Raw records:
┌──
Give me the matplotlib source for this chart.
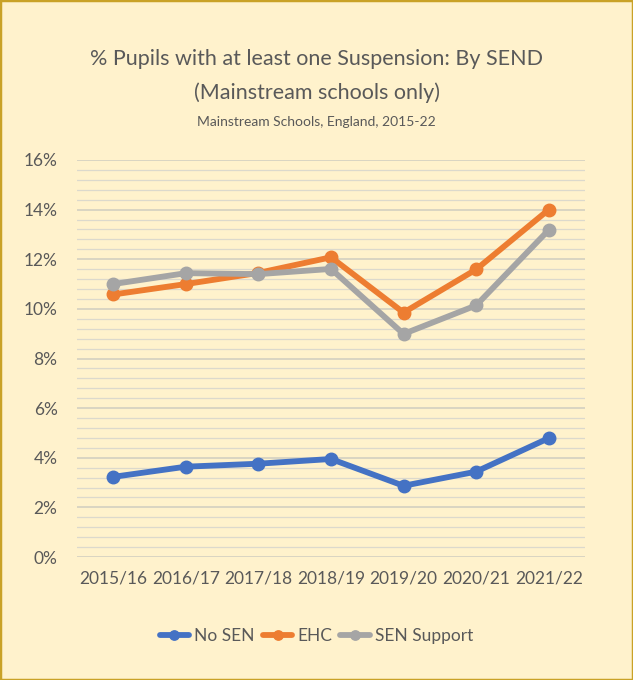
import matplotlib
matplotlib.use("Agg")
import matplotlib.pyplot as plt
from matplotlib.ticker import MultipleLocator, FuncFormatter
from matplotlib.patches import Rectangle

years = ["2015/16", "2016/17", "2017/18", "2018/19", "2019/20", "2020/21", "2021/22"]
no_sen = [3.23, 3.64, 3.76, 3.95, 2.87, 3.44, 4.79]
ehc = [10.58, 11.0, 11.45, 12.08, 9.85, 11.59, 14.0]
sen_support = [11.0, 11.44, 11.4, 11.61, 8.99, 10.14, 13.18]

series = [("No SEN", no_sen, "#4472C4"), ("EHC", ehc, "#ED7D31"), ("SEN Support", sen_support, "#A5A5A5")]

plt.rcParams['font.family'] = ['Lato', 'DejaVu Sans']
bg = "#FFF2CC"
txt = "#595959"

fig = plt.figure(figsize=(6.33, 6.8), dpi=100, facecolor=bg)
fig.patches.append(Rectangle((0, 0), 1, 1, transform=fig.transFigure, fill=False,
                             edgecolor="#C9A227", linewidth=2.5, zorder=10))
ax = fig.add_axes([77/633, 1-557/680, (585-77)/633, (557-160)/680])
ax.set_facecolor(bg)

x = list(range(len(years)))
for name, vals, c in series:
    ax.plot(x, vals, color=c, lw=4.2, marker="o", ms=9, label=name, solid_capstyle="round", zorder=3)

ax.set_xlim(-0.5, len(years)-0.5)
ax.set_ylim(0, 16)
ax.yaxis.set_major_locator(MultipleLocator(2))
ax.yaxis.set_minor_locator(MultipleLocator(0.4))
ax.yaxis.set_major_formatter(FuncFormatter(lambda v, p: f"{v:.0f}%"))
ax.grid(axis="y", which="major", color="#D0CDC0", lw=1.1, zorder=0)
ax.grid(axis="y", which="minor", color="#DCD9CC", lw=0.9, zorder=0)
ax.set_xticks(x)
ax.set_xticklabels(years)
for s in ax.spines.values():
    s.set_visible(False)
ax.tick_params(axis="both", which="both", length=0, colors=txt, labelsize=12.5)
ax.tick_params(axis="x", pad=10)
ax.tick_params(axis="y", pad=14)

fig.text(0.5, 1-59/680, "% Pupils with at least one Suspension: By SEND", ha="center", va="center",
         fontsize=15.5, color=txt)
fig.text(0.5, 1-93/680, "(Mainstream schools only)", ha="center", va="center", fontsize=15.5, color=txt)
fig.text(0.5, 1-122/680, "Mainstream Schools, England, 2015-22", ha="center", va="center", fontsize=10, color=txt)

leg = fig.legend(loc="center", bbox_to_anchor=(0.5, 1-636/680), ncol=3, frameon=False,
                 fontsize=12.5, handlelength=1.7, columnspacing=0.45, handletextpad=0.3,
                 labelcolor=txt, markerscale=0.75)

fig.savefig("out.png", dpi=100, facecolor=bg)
└──
┌──
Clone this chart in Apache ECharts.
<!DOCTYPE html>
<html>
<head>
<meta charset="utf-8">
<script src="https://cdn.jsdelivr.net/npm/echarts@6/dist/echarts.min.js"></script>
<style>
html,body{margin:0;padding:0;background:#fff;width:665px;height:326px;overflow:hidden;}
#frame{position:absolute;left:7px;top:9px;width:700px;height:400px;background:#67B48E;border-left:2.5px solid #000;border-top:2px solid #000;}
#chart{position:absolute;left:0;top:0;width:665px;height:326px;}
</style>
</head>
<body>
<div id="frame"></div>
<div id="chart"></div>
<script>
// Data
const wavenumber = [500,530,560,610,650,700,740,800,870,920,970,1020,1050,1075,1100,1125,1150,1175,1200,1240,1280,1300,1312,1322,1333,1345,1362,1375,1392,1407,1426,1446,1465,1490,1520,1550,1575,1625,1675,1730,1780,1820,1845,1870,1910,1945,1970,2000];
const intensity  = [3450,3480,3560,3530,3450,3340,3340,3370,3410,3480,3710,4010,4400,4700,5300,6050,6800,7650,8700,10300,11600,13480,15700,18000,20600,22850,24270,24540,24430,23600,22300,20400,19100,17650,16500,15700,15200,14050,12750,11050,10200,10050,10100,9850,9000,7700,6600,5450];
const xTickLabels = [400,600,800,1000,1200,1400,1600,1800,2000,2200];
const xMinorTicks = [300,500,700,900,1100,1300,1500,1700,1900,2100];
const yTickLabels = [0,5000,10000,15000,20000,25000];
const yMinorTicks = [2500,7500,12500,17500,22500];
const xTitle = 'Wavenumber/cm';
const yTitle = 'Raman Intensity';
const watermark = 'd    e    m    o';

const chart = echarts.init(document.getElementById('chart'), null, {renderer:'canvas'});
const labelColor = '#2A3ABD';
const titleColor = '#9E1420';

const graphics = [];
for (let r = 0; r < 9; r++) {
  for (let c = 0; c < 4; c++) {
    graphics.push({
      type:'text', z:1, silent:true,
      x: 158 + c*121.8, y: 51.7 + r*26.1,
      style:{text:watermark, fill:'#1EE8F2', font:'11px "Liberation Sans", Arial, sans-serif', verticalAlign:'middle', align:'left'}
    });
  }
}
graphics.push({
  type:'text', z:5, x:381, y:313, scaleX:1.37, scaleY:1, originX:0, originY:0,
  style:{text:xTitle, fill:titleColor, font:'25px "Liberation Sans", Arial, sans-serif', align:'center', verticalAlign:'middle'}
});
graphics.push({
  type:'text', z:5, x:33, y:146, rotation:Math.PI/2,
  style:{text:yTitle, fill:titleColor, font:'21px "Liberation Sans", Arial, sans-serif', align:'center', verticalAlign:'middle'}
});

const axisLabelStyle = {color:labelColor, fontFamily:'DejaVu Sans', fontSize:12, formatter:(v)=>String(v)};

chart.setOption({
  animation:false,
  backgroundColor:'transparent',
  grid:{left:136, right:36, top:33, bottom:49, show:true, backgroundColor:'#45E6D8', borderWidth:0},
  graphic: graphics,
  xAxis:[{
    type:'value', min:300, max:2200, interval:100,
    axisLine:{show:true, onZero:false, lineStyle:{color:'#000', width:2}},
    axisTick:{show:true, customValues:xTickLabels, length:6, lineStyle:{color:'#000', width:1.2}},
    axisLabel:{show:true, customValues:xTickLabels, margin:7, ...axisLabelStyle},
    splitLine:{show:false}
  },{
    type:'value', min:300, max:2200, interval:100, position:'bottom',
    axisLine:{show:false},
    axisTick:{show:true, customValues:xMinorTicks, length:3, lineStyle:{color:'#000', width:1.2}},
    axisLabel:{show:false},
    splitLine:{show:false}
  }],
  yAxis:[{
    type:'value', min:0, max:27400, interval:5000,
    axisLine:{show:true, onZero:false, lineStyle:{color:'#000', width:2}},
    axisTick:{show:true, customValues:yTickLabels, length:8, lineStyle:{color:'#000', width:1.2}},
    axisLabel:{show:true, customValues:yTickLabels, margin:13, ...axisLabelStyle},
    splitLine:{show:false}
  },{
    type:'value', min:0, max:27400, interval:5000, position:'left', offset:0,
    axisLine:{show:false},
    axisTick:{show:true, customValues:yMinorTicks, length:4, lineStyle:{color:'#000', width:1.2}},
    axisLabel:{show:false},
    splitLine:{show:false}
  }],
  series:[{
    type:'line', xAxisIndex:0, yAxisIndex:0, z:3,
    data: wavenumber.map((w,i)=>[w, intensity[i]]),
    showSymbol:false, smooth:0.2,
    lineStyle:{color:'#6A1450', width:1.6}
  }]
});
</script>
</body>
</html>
└──
┌──
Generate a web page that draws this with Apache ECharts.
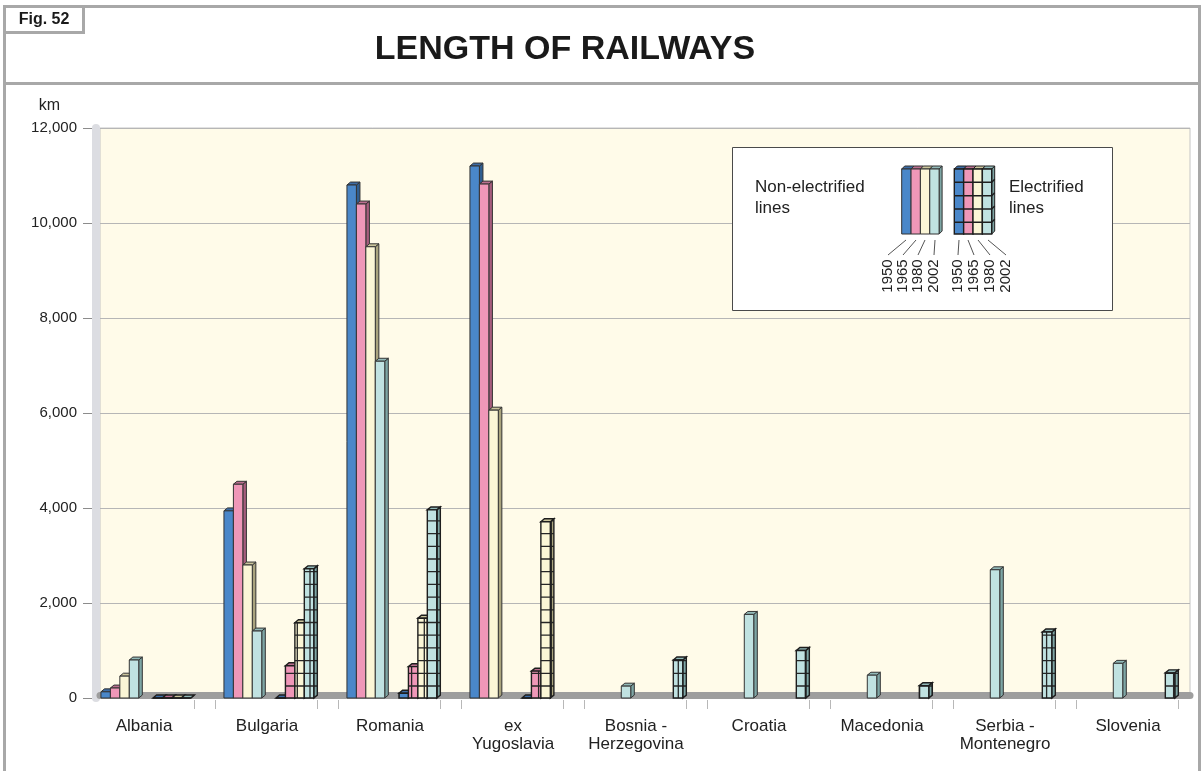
└──
Goal: The required output is the number of lines containing the word "Apache", and nothing besides.

The answer: 2